Crude Oil Analysis: WTI Recovers Above $60 Despite OPEC+ Announcements
WTI crude has recovered by nearly 4% over the past three trading sessions, approaching the $64 per barrel level. The short-term bullish bias has remained firm despite recent OPEC+ production announcements, suggesting that ongoing concerns about the escalation of the war in Ukraine continue to support higher oil prices.
What Is OPEC+ Planning?
In recent days, OPEC+ announced a production increase of 411,000 barrels per day starting in July, marking the third consecutive month of planned output hikes. The goal is to bring back a total of 2.2 million barrels per day to the market, compensating for the production cuts that had been in place for previous years.
However, this latest increase has been interpreted as less aggressive than expected, since the organization indicated that future increases would be approached more cautiously, with a focus on stabilizing prices in the short term. This tone has acted as a key catalyst, as markets were expecting more substantial hikes. The recent comments highlighted OPEC+’s intention to maintain stability, which has helped support the current upward momentum.
In this context, if OPEC+ refrains from more aggressive production increases, it could indicate that the group is not aiming to push prices down, but rather to stabilize the market, as long as demand remains steady and is not impacted by trade tensions. This could allow buying pressure to remain constant in the short term.
Is the Ukraine Conflict Still Impacting the Market?
Despite ongoing efforts to negotiate peace, with the U.S. playing a key role, fighting between Russia and Ukraine continues. A new round of negotiations has begun in Istanbul, but there remains significant uncertainty around a timely resolution.

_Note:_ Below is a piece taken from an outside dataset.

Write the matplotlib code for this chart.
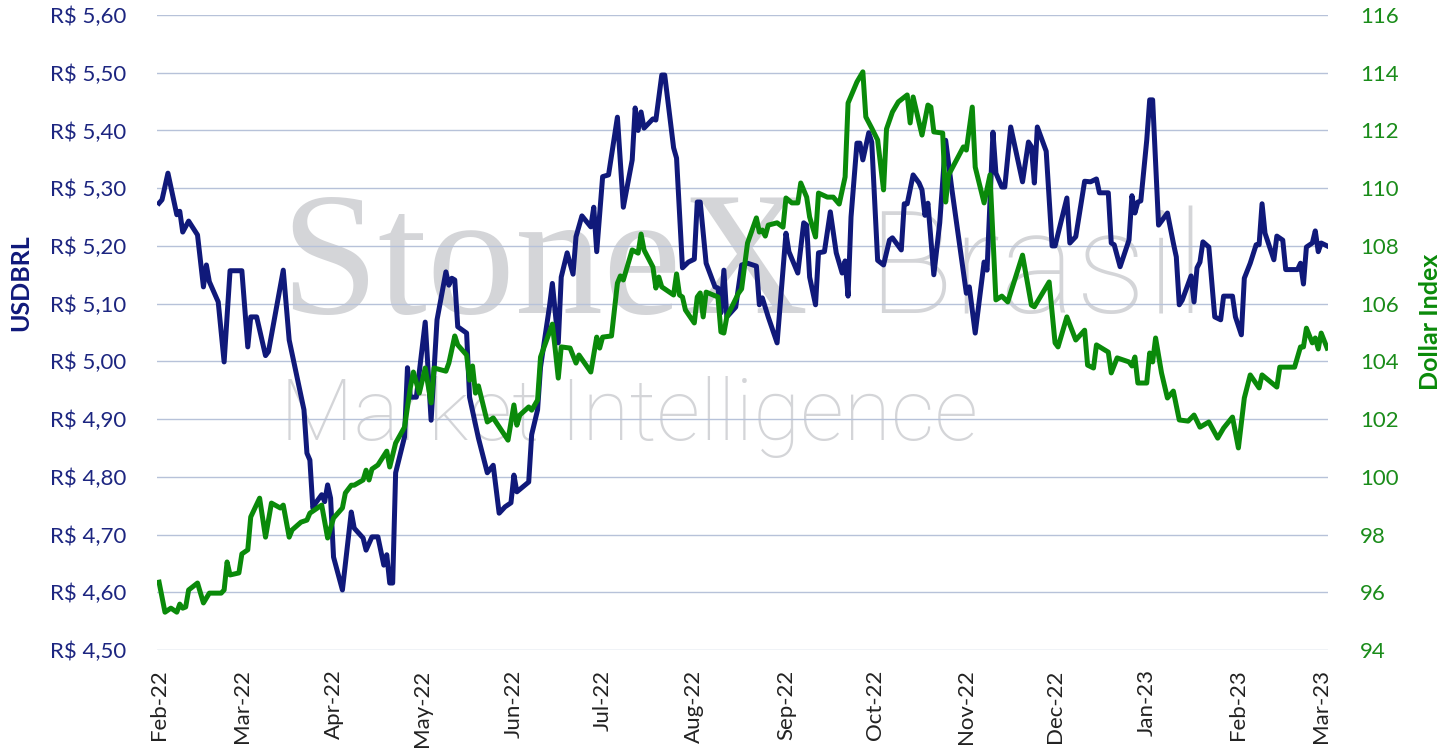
import numpy as np
import pandas as pd
import matplotlib
matplotlib.use("Agg")
import matplotlib.pyplot as plt
import matplotlib.dates as mdates
from matplotlib.ticker import FuncFormatter

# Datos (dias contados desde 2022-02-01)
start = pd.Timestamp("2022-02-01")

usd_days = [0, 1, 3, 6, 7, 8, 10, 13, 15, 16, 17, 20, 22, 24, 28, 30, 31, 33, 36, 37,
            42, 44, 49, 50, 51, 52, 53, 55, 56, 57, 58, 59, 62, 65, 66, 69, 70, 72, 74, 76,
            77, 78, 79, 80, 83, 84, 85, 87, 90, 92, 94, 97, 98, 99, 100, 101, 104, 105, 108, 111,
            113, 115, 117, 119, 120, 121, 125, 126, 128, 129, 132, 133, 135, 136, 138, 140, 141, 143, 146, 147,
            148, 150, 152, 155, 157, 160, 161, 162, 163, 164, 167, 168, 170, 171, 174, 175, 177, 179, 181, 182,
            183, 185, 188, 189, 190, 191, 192, 195, 197, 199, 202, 203, 204, 206, 209, 212, 213, 216, 218, 219,
            220, 222, 223, 225, 227, 229, 231, 232, 233, 234, 236, 237, 238, 240, 241, 243, 245, 247, 248, 251,
            252, 253, 255, 257, 258, 259, 260, 262, 264, 266, 268, 273, 274, 276, 279, 280, 282, 283, 285, 286,
            288, 292, 294, 295, 296, 297, 300, 302, 303, 307, 308, 310, 313, 315, 317, 318, 321, 322, 323, 325,
            328, 329, 330, 331, 332, 334, 335, 336, 338, 340, 341, 343, 344, 345, 346, 349, 350, 351, 352, 353,
            355, 357, 359, 360, 363, 364, 366, 367, 369, 371, 372, 373, 374, 377, 378, 380, 381, 385, 386, 387,
            388, 390, 391, 392, 393, 395]
usd_vals = [5.274, 5.28, 5.326, 5.254, 5.26, 5.224, 5.243, 5.219, 5.129, 5.167, 5.138, 5.103, 4.999, 5.157, 5.157, 5.025, 5.077, 5.077, 5.01, 5.017,
            5.158, 5.037, 4.916, 4.841, 4.829, 4.746, 4.755, 4.769, 4.757, 4.786, 4.763, 4.661, 4.604, 4.739, 4.711, 4.694, 4.673, 4.696, 4.696, 4.647,
            4.665, 4.616, 4.616, 4.807, 4.869, 4.989, 4.938, 4.938, 5.068, 4.898, 5.072, 5.155, 5.132, 5.144, 5.141, 5.06, 5.049, 4.938, 4.867, 4.807,
            4.82, 4.737, 4.748, 4.755, 4.803, 4.774, 4.791, 4.873, 4.916, 4.99, 5.094, 5.135, 5.032, 5.146, 5.188, 5.151, 5.216, 5.252, 5.233, 5.267,
            5.19, 5.32, 5.323, 5.423, 5.267, 5.349, 5.439, 5.40, 5.432, 5.404, 5.42, 5.418, 5.496, 5.496, 5.37, 5.352, 5.162, 5.172, 5.177, 5.276,
            5.276, 5.17, 5.129, 5.127, 5.084, 5.158, 5.077, 5.094, 5.167, 5.17, 5.165, 5.098, 5.11, 5.077, 5.032, 5.222, 5.19, 5.153, 5.24, 5.236,
            5.146, 5.098, 5.188, 5.19, 5.259, 5.188, 5.153, 5.174, 5.113, 5.25, 5.378, 5.378, 5.349, 5.396, 5.38, 5.175, 5.167, 5.21, 5.214, 5.193,
            5.273, 5.273, 5.323, 5.309, 5.297, 5.253, 5.274, 5.15, 5.24, 5.383, 5.302, 5.118, 5.129, 5.049, 5.172, 5.158, 5.397, 5.326, 5.302, 5.302,
            5.406, 5.311, 5.38, 5.372, 5.309, 5.406, 5.364, 5.20, 5.20, 5.283, 5.205, 5.216, 5.312, 5.311, 5.316, 5.292, 5.292, 5.205, 5.202, 5.164,
            5.21, 5.287, 5.257, 5.276, 5.278, 5.383, 5.453, 5.453, 5.236, 5.25, 5.257, 5.205, 5.181, 5.098, 5.106, 5.148, 5.103, 5.162, 5.172, 5.207,
            5.198, 5.077, 5.072, 5.113, 5.113, 5.077, 5.046, 5.144, 5.17, 5.202, 5.202, 5.273, 5.222, 5.176, 5.217, 5.21, 5.159, 5.159, 5.17, 5.134,
            5.198, 5.205, 5.226, 5.19, 5.205, 5.20]

dxy_days = [0, 2, 4, 6, 7, 8, 9, 10, 13, 15, 17, 21, 22, 23, 24, 27, 28, 30, 31, 34,
            36, 38, 41, 42, 44, 45, 48, 50, 51, 55, 57, 59, 62, 63, 65, 66, 69, 70, 71, 72,
            74, 77, 78, 80, 83, 85, 86, 88, 90, 92, 93, 97, 98, 100, 101, 104, 105, 106, 107, 108,
            111, 113, 118, 120, 121, 122, 125, 126, 128, 129, 133, 134, 135, 136, 139, 141, 142, 146, 148, 149,
            150, 153, 155, 156, 157, 160, 162, 163, 164, 167, 168, 169, 170, 174, 175, 176, 177, 178, 181, 182,
            183, 184, 185, 189, 190, 191, 192, 196, 197, 199, 202, 203, 204, 205, 206, 209, 211, 212, 214, 216,
            217, 219, 220, 222, 223, 226, 228, 230, 232, 233, 236, 238, 239, 241, 243, 245, 246, 248, 250, 253,
            254, 255, 258, 260, 261, 262, 265, 266, 267, 272, 273, 275, 276, 279, 281, 283, 285, 287, 292, 295,
            296, 301, 303, 304, 307, 310, 313, 314, 316, 317, 321, 322, 324, 328, 329, 330, 331, 334, 335, 336,
            337, 339, 341, 343, 345, 348, 350, 352, 355, 358, 360, 363, 365, 367, 369, 372, 373, 378, 379, 384,
            386, 387, 388, 390, 391, 392, 393, 395]
dxy_vals = [96.35, 95.31, 95.45, 95.31, 95.59, 95.45, 95.49, 96.08, 96.32, 95.63, 95.97, 95.97, 96.08, 97.05, 96.6, 96.67, 97.33, 97.47, 98.61, 99.26,
            97.91, 99.09, 98.92, 99.02, 97.91, 98.16, 98.43, 98.5, 98.74, 99.02, 97.88, 98.57, 98.92, 99.44, 99.71, 99.71, 99.89, 100.23, 99.89, 100.27,
            100.41, 100.89, 100.34, 101.17, 101.72, 103.11, 103.63, 102.9, 103.77, 102.56, 103.77, 103.66, 103.94, 104.88, 104.57, 104.22, 103.35, 103.84, 102.9, 103.15,
            101.9, 102.04, 101.27, 102.49, 101.79, 102.14, 102.42, 102.31, 102.66, 104.15, 105.29, 104.39, 103.42, 104.5, 104.46, 103.94, 104.22, 103.63, 104.84, 104.46,
            104.84, 104.88, 106.71, 106.96, 106.82, 107.86, 107.75, 108.41, 107.86, 107.27, 106.54, 106.92, 106.58, 106.3, 107.03, 106.3, 106.23, 105.78, 105.33, 106.23,
            106.37, 105.54, 106.4, 106.23, 105.02, 104.98, 105.54, 106.37, 106.51, 108.1, 108.97, 108.48, 108.55, 108.34, 108.72, 108.8, 108.65, 109.66, 109.49, 109.49,
            110.18, 109.69, 109.0, 108.31, 109.83, 109.69, 109.69, 109.45, 110.39, 112.95, 113.68, 114.03, 112.47, 112.08, 111.67, 109.94, 112.05, 112.64, 112.99, 113.23,
            112.26, 113.16, 111.84, 112.88, 112.81, 111.95, 111.91, 109.52, 110.46, 111.43, 111.32, 112.81, 110.73, 109.49, 110.46, 106.13, 106.26, 106.06, 107.68, 105.95,
            105.89, 106.75, 104.64, 104.5, 105.54, 104.74, 105.08, 103.87, 103.77, 104.57, 104.32, 103.6, 104.12, 103.98, 103.84, 104.15, 103.25, 103.25, 104.29, 103.98,
            104.81, 103.6, 102.73, 102.97, 101.97, 101.93, 102.14, 101.72, 101.9, 101.34, 101.69, 102.07, 101.0, 102.73, 103.53, 103.08, 103.53, 103.11, 103.8, 103.8,
            104.5, 104.5, 105.15, 104.64, 104.81, 104.43, 104.98, 104.46]

usd_ticks = np.round(np.arange(4.50, 5.601, 0.10), 2)
dxy_ticks = np.arange(94, 117, 2)

NAVY = "#10197a"
GREEN = "#0a8a0a"
GRID = "#b7c2d9"
WATER = "#d4d5d8"

usd_dates = start + pd.to_timedelta(usd_days, unit="D")
dxy_dates = start + pd.to_timedelta(dxy_days, unit="D")

plt.rcParams["font.family"] = ["Lato", "DejaVu Sans"]

fig = plt.figure(figsize=(14.54, 7.54), dpi=100)
ax = fig.add_axes([157 / 1454, 104 / 754, 1171 / 1454, 635 / 754])
ax2 = ax.twinx()

# Marca de agua
def watermark(text, x, y, width, family, weight):
    t = ax.text(x / 1454, 1 - y / 754, text, transform=fig.transFigure, color=WATER,
                family=family, weight=weight, fontsize=100, ha="left", va="baseline", zorder=0.1)
    r = fig.canvas.get_renderer()
    w = t.get_window_extent(r).width
    t.set_fontsize(100 * width / w)
    return t

watermark("StoneX", 280, 313, 528, ["Liberation Serif", "DejaVu Serif"], "normal")
watermark("Brasil", 867, 313, 338, ["Roboto", "DejaVu Sans"], "light")
watermark("Market Intelligence", 280, 440, 698, ["Roboto", "DejaVu Sans"], "light")

ax.plot(usd_dates, usd_vals, color=NAVY, lw=3.6, solid_joinstyle="round", zorder=3)
ax2.plot(dxy_dates, dxy_vals, color=GREEN, lw=3.6, solid_joinstyle="round", zorder=3)

ax.set_ylim(4.50, 5.60)
ax.set_yticks(usd_ticks)
ax.yaxis.set_major_formatter(FuncFormatter(lambda v, p: "R$ " + f"{v:.2f}".replace(".", ",")))
ax2.set_ylim(94, 116)
ax2.set_yticks(dxy_ticks)

ax.set_xlim(start - pd.Timedelta(days=0.7), start + pd.Timedelta(days=395.3))
ax.xaxis.set_major_locator(mdates.MonthLocator())
ax.xaxis.set_major_formatter(mdates.DateFormatter("%b-%y"))

ax.grid(axis="y", color=GRID, lw=1.0, zorder=0.5)
ax.set_axisbelow(True)
for a in (ax, ax2):
    for s in a.spines.values():
        s.set_visible(False)

ax.tick_params(axis="x", length=0, pad=14, labelsize=16, labelcolor="#222222", labelrotation=90)
ax.tick_params(axis="y", length=0, pad=22, labelsize=16, labelcolor="#1c2580")
ax2.tick_params(axis="y", length=0, pad=23, labelsize=16, labelcolor="#1a8c1a")

fig.text(21 / 1454, 1 - 283 / 754, "USDBRL", rotation=90, ha="center", va="center",
         fontsize=18, weight="bold", color=NAVY)
fig.text(1430 / 1454, 1 - 322 / 754, "Dollar Index", rotation=90, ha="center", va="center",
         fontsize=18, weight="bold", color=GREEN)

fig.savefig("out.png", dpi=100, facecolor="white")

This uncertainty is fueling concerns over Russian output, as the country faces threats of additional economic and trade sanctions while the conflict continues. Russia produces approximately 9.8 million barrels per day, surpassing Saudi Arabia’s output of around 9.01 million barrels per day, with both countries being key OPEC+ members.
Source: TradingEconomics
Sanctions on Russia have already significantly reduced global oil supply. If the war persists and further sanctions are implemented, the supply of available barrels could decrease even further, supporting sustained upward pressure on oil prices.
WTI Technical Outlook
Source: StoneX, Tradingview
- Bearish Trend Remains Intact: Since January 15, WTI has maintained a steady downward trend. Recent bullish movements have failed to break through resistance at $66 per barrel, confirming that the dominant bias remains bearish. In the short term, a sideways channel has formed between resistance at $64 and support near $60. A breakout to the upside could lead to a more extended bullish move, although it would not yet threaten the long-term bearish trend.
- ADX: The ADX line remains below the 20 level, indicating that the average volatility over the past 14 sessions remains low, which could support continued sideways movement in upcoming sessions.
- RSI: The RSI has followed a similar pattern, remaining above the neutral 50 level, but showing signs of flattening, which suggests waning bullish momentum and a potential shift toward greater neutrality in the near term.
Key Levels:
- $64 – Current Barrier: Marks the upper boundary of the short-term sideways channel and may act as resistance to continued upward movement.
- $60 – Key Support: A critical psychological level. A drop below this area could reactivate the bearish trend and break the current neutral setup.
- $66 – Final Resistance: Aligned with the 10-period moving average. A sustained move above this level could challenge the longer-term bearish trend.